Duta Besar China untuk PBB Zhang Jun mengatakan, usulan resolusi AS menerapkan sejumlah syarat dan jauh dari harapan anggota DK PBB dan komunitas internasional pada umumnya. ”Kalau AS memang serius memperjuangkan gencatan senjata, seharusnya mereka tidak akan berulang kali memveto usulan resolusi DK PBB,” ucapnya.
Sebelumnya, AS memveto tiga usulan resolusi yang mendesak gencatan senjata di Gaza. Yang terbaru, AS memveto resolusi yang didorong Arab. Padahal, usulan itu didukung 13 anggota DK PBB dan satu anggota abstain pada pemungutan suara pada 20 Februari 2024.

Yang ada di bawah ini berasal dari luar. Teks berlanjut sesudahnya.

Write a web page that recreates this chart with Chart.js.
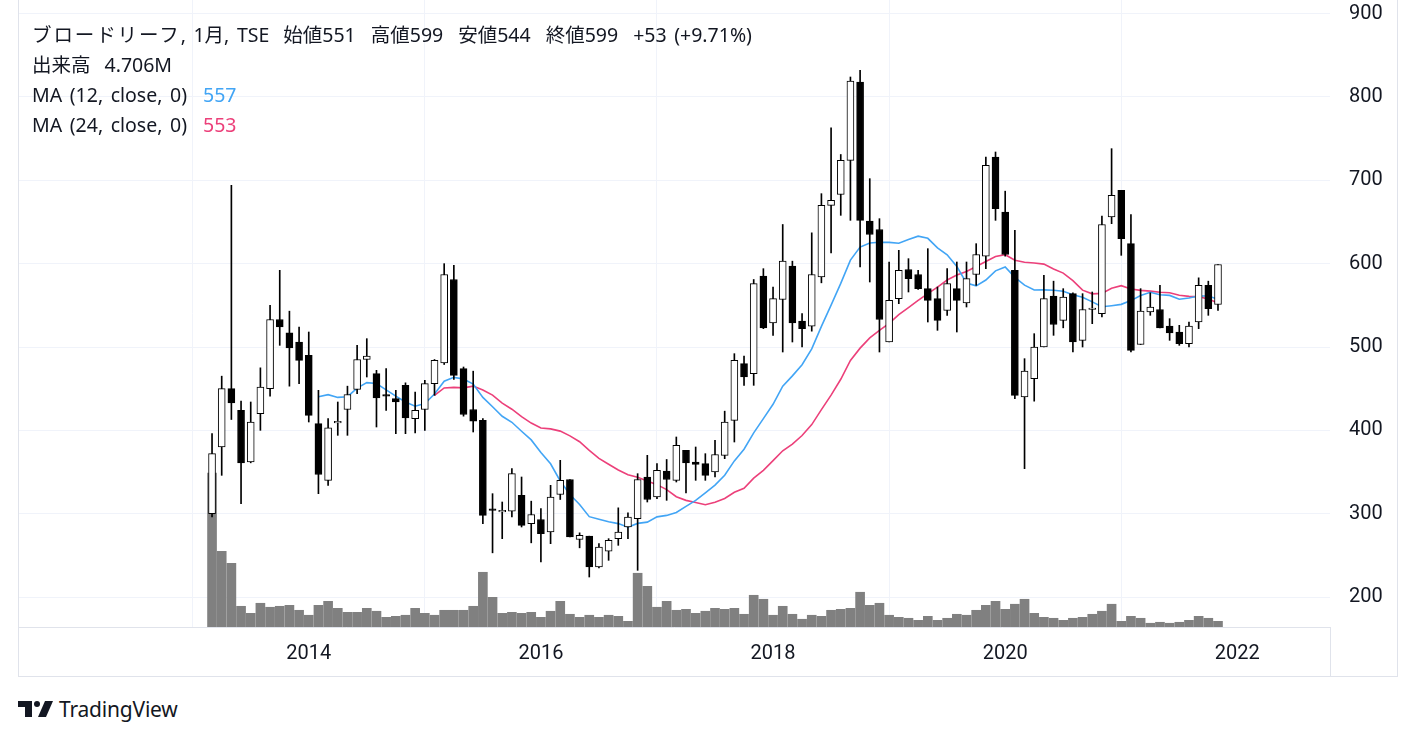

Adapun Rusia dan China juga memveto resolusi yang didukung AS pada akhir Oktober 2023. Resolusi itu bertujuan meminta pemberlakuan jeda tempur untuk mengirim bantuan dan melindungi warga sipil serta menghalangi Hamas mendapat senjata. Rusia dan China menyatakan, resolusi yang diusulkan AS itu tidak mencerminkan keinginan dunia untuk mendesak segera dilaksanakannya gencatan senjata.